The Psychology of the Saints: St. Augustine and the Divided Will
No saint dissected the psychology of impulsivity and inner division with such precision as St. Augustine in his Confessions. He understood that the human being is not a single, homogeneous block. Augustine narrates the period when he desired conversion but was held back by old habits:
“I was stuck in the mud… Two wills of mine were fighting within me: one old, one new; one carnal, one spiritual; and their conflict tore my soul apart.”
For Augustine, impulsive decision-making occurs when our will is fragmented and weakened by habit. The “second self” that drives us is not an external demon or a second personality — it is our own wounded, addicted freedom, seeking immediate satisfaction in created things rather than resting in God.

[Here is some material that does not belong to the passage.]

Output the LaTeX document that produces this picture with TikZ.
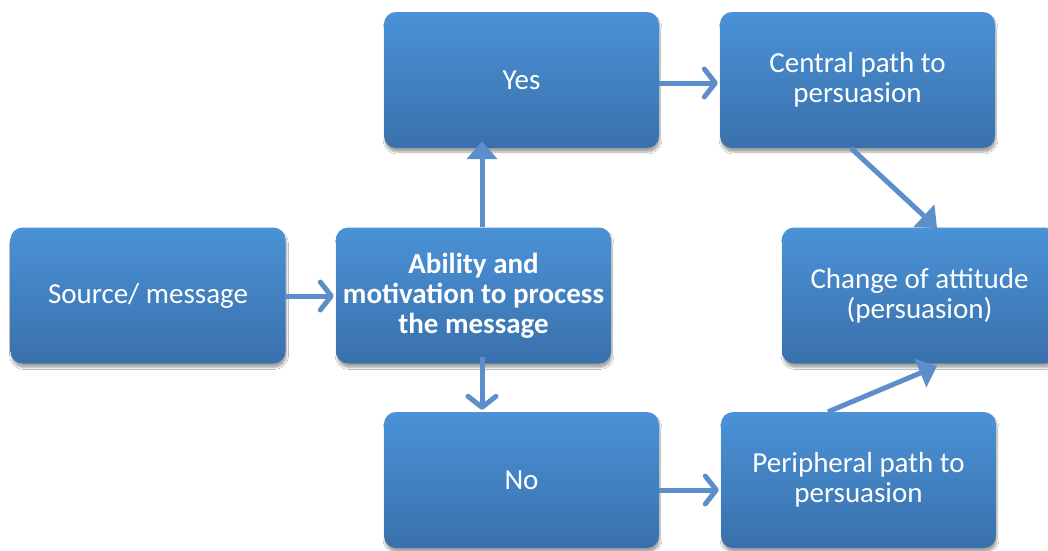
\documentclass[tikz,border=0pt]{standalone}
\usepackage{fontspec}
\setmainfont{Carlito}
\usetikzlibrary{arrows.meta,shadows.blur}
\definecolor{boxtop}{HTML}{4B92D7}
\definecolor{boxbot}{HTML}{3970AB}
\definecolor{arrowblue}{HTML}{5C8FC9}
\tikzset{
  stagebox/.style={rectangle, rounded corners=12pt, minimum width=275pt, minimum height=136pt,
    top color=boxtop, bottom color=boxbot, draw=none, text=white, align=center,
    font=\fontsize{29}{30}\selectfont, inner sep=0pt,
    blur shadow={shadow xshift=1pt, shadow yshift=-4pt, shadow blur steps=6, shadow opacity=35}},
  flow/.style={draw=arrowblue, line width=5pt},
  barb/.style={flow, -{Straight Barb[length=11pt,width=28pt,line width=5pt,round]}},
  tri/.style={flow, -{Triangle[length=18pt,width=30pt]}, arrowblue},
}
\begin{document}
\begin{tikzpicture}[x=1pt,y=-1pt]
\useasboundingbox (0,0) rectangle (1048,550);
\fill[white] (0,0) rectangle (1048,550);

\node[stagebox] (src) at (148,295.5) {Source/ message};
\node[stagebox, font=\fontsize{29}{30}\selectfont\bfseries] (abl) at (473.5,295.5) {Ability and\\motivation to process\\the message};
\node[stagebox] (yes) at (521.5,80) {Yes};
\node[stagebox] (no) at (521.5,480) {No};
\node[stagebox] (cen) at (857.5,80) {Central path to\\persuasion};
\node[stagebox] (per) at (858.5,480) {Peripheral path to\\persuasion};
\node[stagebox] (chg) at (919.5,295.5) {Change of attitude\\(persuasion)};

\coordinate (srcR) at (src.east |- 0,296);
\coordinate (ablL) at (abl.west |- 0,296);
\draw[barb] (srcR) -- ([xshift=-2pt]ablL);

\coordinate (ablT) at (abl.north -| 482,0);
\coordinate (yesB) at (yes.south -| 482,0);
\draw[tri] (ablT) -- ([yshift=7pt]yesB);

\coordinate (ablB) at ([yshift=7pt]abl.south -| 482,0);
\coordinate (noT) at ([yshift=2pt]no.north -| 482,0);
\draw[barb] (ablB) -- (noT);

\coordinate (yesR) at (yes.east |- 0,83);
\coordinate (cenL) at (cen.west |- 0,83);
\draw[barb] (yesR) -- ([xshift=-2pt]cenL);

\coordinate (noR) at (no.east |- 0,490);
\coordinate (perL) at (per.west |- 0,490);
\draw[barb] (noR) -- ([xshift=-2pt]perL);

\coordinate (cenB) at (cen.south -| 851,0);
\coordinate (chgT) at (937,228);
\draw[tri] (cenB) -- (chgT);

\coordinate (perT) at (per.north -| 828,0);
\coordinate (chgB) at (937,366);
\draw[tri] (perT) -- (chgB);
\end{tikzpicture}
\end{document}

The Path of Integration: Grace and Nature
How do faith and depth psychology view the solution to this conflict? The answer lies in the maxim of St. Thomas Aquinas:
“Grace does not destroy nature but perfects it.”
Psychoanalysis proposes that the goal of maturity is not to silence or destroy the impulsive side (the Id) but to integrate it — bringing the unconscious into the light of consciousness (“Where Id was, there Ego shall become”).
In the life of faith, the process is analogous and elevated. The saints teach that we should not simply “crush” our passions and impulses, for they contain the vital energy and deep desire that God gave us. The secret lies in what St. Augustine called the Ordo Amoris (the Ordering of Love). Prayer, the sacraments, and asceticism do not numb us — they reorder our impulses under the light of the Holy Spirit.
Conclusion: A Merciful Gaze Upon Yourself
Understanding that we are inhabited by this psychic and spiritual division frees us from two dangerous extremes: the pride of believing ourselves infallible, and the despair of believing ourselves irredeemable.
When you catch yourself acting on an irrational impulse, instead of condemning yourself or pretending nothing happened, practice the exercise that the desert sages recommended:
Retire within, examine the inner pressure that generated the act, acknowledge the fragility of your nature, and present that fracture to Divine Grace.
It is in the recognition that we are divided that we truly begin to be healed and unified.
A Short Prayer for Integration
Lord Jesus, You who were tempted in every way but remained one with the Father, have mercy on my divided heart. Heal the war between my intentions and my impulses. Let Your grace not destroy my nature but perfect it. Give me the honesty of St. Augustine, the courage of St. Paul, and the trust of St. Thérèse. Unite my two selves into one — a child who loves You, not only in thought but in every action. Amen.